For a more detailed guide read our Wiki advanced concepts' section:

• Defining New Functions
• Defining New Operations
• Defining New Reserved Words

#include <iostream>
#include "shunting-yard.h"

int main() {
  TokenMap vars;
  vars["pi"] = 3.14;
  std::cout << calculator::calculate("-pi+1", &vars) << std::endl;

  // Or if you want to evaluate an expression
  // several times efficiently:
  calculator c1("pi-b");
  vars["b"] = 0.14;
  std::cout << c1.eval(vars) << std::endl; // 3
  vars["b"] = 2.14;
  std::cout << c1.eval(vars) << std::endl; // 1

  return 0;
}

Here we implement an interpreter for multiple expressions, the delimiter used will be ; or \n just like Javascript or Python and the code must start and end on curly brackets.

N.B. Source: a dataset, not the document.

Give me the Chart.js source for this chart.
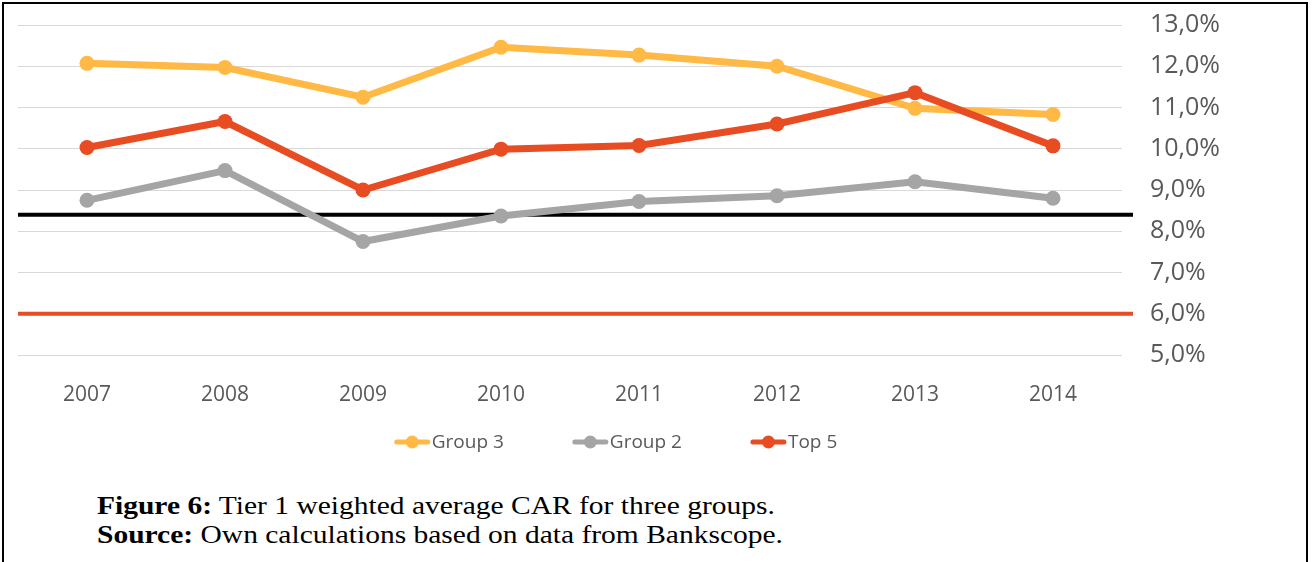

A similar architecture can be used for interpreting other common programming language statements like for loops and if statements. If you're interested take a look on the jSpy programming language that uses this project as the core parsing system.

#include <iostream>
#include "shunting-yard.h"
#include "shunting-yard-exceptions.h"

struct codeBlock {
  static void interpret(const char* start, const char** end, TokenMap vars) {
    // Remove white spaces:
    while (isspace(*start)) ++start;

    if (*start != '{') {
      throw syntax_error("Expected '{'");
    } else {
      ++start;
    }

    while (*start != '}') {
      calculator::calculate(start, vars, ";\n}", &start);

      // Alternatively you could write above:
      // - calculator(start, ";\n}", &start).eval(vars);

      // Find the beginning of the next expression:
      while(isspace(*start) || *start == ';') ++start;
    }

    if (*start == '}') {
      *end = start+1;
    } else {
      throw syntax_error("Expected '}'");
    }
  }
};

int main() {
  GlobalScope vars;
  const char* code =
    "{"
    "  a = 10;"
    "  b = 20\n"
    "  c = a + b }";

  codeBlock::interpret(code, &code, vars);

  std::cout << vars["c"] << std::endl; // 30
  return 0;
}

Please note that a calculator can compile an expression so that it can efficiently be executed several times at a later moment.

• For more examples and a comprehensible guide please read our Wiki

• I would like to keep this library minimal so new features should be very useful to be accepted.
• If proposed change is not a common use case, I will probably not accept it.